Select every line holding the word "this" and copy it.

== Records ==
==========
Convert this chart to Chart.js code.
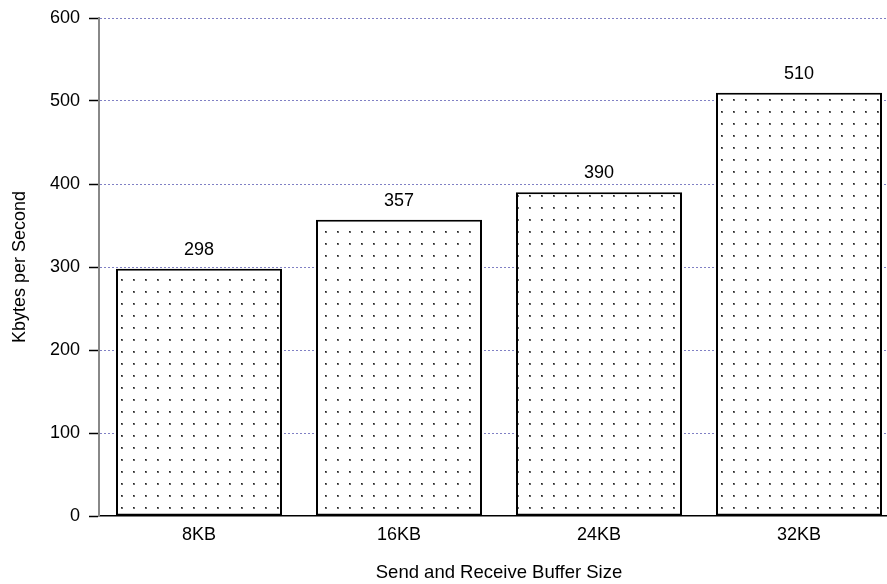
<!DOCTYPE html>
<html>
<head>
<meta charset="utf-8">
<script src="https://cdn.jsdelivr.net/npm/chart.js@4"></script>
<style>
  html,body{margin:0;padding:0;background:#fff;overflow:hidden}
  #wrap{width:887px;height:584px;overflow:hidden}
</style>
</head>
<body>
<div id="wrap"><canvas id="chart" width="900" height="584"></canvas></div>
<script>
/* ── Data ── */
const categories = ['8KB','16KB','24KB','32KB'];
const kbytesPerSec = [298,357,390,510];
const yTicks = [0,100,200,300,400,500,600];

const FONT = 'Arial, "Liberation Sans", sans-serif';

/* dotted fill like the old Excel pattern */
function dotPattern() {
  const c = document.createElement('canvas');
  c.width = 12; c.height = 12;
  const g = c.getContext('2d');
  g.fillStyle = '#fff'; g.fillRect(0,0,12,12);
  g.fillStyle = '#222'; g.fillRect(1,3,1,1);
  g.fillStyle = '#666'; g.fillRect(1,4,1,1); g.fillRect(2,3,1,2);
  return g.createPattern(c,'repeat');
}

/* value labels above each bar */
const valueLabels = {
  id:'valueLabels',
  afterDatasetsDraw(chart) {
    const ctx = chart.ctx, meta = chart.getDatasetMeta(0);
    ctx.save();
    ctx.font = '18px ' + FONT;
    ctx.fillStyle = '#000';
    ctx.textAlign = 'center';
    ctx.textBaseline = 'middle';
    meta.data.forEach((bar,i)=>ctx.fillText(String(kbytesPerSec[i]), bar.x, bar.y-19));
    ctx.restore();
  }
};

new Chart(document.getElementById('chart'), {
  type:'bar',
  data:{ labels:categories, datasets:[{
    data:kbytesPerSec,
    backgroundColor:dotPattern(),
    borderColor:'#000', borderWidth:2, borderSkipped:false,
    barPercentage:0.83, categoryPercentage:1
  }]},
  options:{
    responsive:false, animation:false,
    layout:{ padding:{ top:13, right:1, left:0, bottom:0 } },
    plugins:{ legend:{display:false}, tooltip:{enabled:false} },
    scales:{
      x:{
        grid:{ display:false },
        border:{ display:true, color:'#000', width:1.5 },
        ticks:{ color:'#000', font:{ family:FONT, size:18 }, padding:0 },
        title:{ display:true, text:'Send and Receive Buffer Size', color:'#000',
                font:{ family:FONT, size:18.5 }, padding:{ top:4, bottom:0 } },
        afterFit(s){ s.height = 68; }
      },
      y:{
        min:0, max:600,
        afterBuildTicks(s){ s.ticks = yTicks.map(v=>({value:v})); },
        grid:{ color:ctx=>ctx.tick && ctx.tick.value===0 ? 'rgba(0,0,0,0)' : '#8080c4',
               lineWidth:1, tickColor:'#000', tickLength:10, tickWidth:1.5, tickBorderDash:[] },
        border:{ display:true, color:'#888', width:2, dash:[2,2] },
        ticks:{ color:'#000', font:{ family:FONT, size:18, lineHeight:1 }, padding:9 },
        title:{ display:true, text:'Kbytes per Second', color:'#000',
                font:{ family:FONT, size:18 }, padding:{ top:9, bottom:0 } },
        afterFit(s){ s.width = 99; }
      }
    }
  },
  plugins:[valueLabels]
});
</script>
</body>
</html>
==========
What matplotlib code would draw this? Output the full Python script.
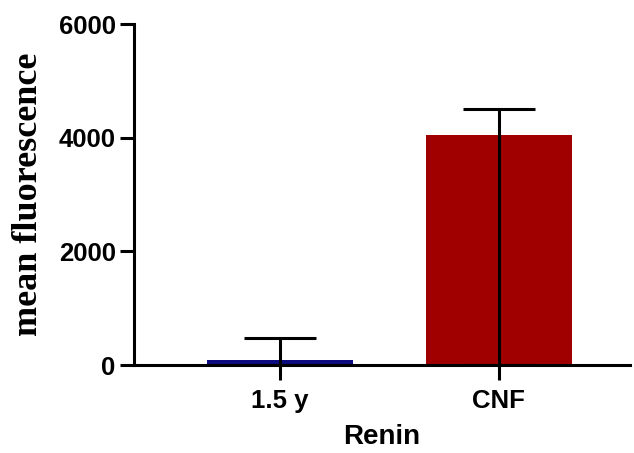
==========
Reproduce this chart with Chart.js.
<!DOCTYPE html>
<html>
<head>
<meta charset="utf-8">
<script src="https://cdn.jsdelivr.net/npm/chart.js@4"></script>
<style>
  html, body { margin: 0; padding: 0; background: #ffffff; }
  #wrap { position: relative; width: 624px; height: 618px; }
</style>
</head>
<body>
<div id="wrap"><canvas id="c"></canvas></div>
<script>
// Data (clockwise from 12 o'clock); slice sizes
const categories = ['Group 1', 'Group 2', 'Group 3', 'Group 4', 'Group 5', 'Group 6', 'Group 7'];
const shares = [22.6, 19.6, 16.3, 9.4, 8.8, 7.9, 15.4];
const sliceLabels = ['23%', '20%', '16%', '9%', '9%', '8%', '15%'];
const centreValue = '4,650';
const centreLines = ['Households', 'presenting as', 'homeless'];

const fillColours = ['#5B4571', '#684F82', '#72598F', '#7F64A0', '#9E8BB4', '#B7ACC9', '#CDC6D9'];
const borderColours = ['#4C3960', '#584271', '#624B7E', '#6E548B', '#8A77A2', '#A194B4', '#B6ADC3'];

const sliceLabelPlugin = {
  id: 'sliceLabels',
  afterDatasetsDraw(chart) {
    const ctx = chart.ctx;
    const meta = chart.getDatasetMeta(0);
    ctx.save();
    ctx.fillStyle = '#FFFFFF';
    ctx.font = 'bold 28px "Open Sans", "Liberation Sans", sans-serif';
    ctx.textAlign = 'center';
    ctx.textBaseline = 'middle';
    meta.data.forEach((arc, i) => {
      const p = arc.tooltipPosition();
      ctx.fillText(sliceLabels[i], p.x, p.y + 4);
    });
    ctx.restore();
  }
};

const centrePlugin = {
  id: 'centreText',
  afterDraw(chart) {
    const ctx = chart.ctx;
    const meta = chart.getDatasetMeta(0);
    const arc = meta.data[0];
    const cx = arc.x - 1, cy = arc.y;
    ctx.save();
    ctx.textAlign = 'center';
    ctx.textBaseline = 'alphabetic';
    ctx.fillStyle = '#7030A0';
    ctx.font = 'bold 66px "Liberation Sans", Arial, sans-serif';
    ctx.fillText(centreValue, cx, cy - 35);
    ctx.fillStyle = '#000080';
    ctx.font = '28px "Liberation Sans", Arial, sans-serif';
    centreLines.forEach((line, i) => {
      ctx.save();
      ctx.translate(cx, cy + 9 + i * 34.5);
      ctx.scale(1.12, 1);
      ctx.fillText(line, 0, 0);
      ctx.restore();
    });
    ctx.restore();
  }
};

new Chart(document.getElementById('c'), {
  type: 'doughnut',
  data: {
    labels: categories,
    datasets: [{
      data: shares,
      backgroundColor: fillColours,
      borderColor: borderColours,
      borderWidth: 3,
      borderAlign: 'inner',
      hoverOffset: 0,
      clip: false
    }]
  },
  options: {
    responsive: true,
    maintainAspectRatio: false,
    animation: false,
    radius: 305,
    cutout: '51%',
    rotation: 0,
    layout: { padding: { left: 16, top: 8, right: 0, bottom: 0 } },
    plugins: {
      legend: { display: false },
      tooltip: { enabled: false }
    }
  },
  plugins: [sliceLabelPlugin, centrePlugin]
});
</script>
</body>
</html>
==========
== Written answer ==
Convert this chart to Chart.js code.
What matplotlib code would draw this? Output the full Python script.
Reproduce this chart with Chart.js.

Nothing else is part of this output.